4. List available resources

Discuss the available resources for the project with stakeholders. You can create an estimate or budget that outlines the cost of all necessary materials. Consider the project's scope, deadline, and personnel when creating this estimate. You could also review previous projects and their budgets to predict how much the project may cost.

Tips for creating a project roadmap

Here are tips you can use to create a comprehensive project roadmap:

  • Set realistic expectations. Ensure that project expectations are feasible and resources are available for completion. This prevents project delays and funding challenges.

  • Exclude details. Your project roadmap can provide a broad view of a client's plans and strategies concerning a project. It may not be necessary to include many details about the project to keep the document concise.

  • Use simple language. Using plain language typically improves your roadmap's readability. This ensures that team members can understand and apply it effectively.

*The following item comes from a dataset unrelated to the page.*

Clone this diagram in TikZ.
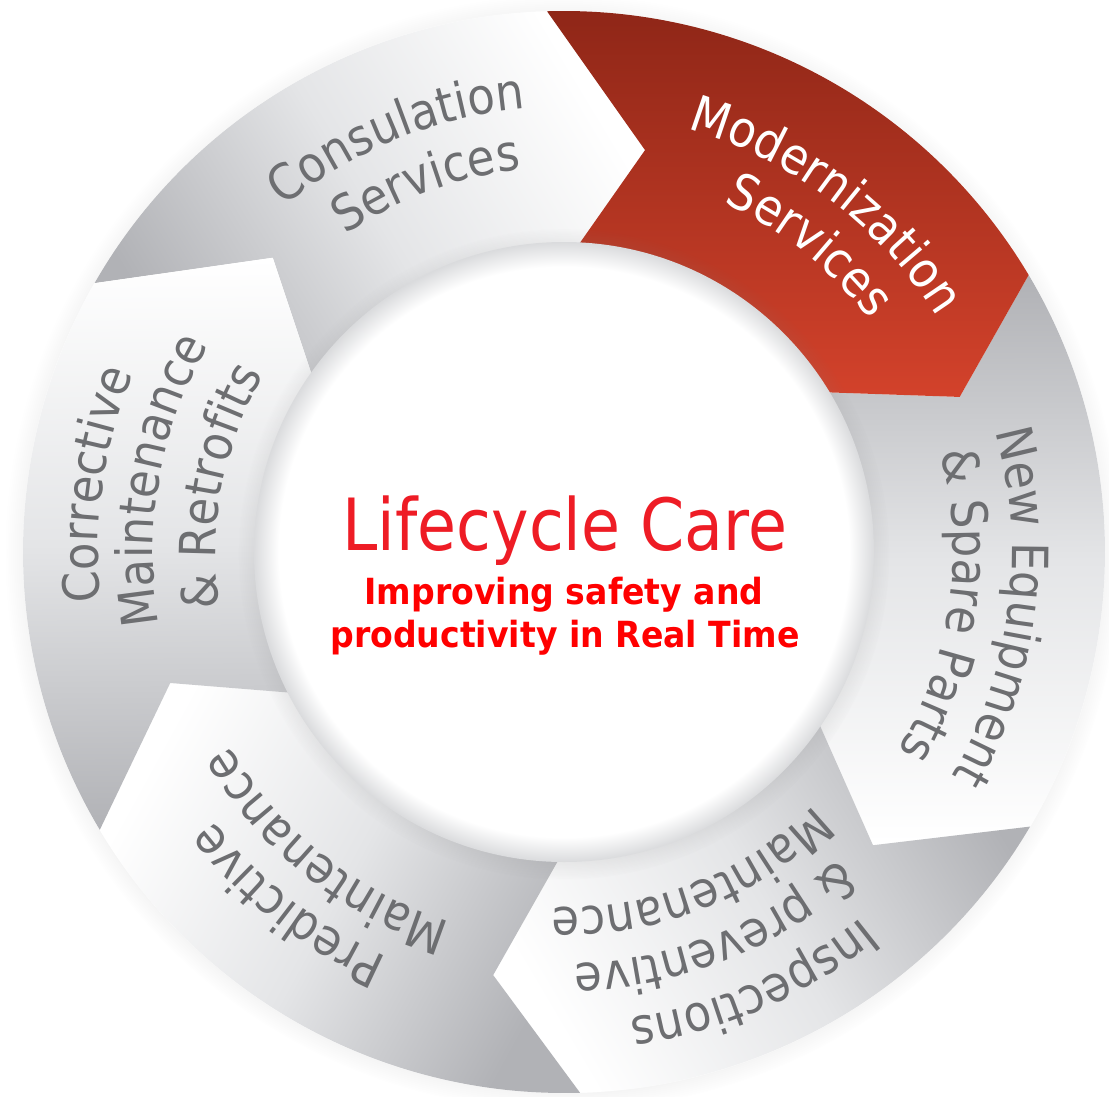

  • Provide regular updates. You may encourage team members to write and submit regular progress reports on a project. This helps to identify challenges or milestones that may affect completion.

  • Highlight necessary contacts. Consider including contact information for the key individuals concerned with a project's development. This ensures that team members can easily contact them if necessary.

  • Use feedback. The team may review your roadmap and provide feedback. Their observations may allow you to make improvements to your plans.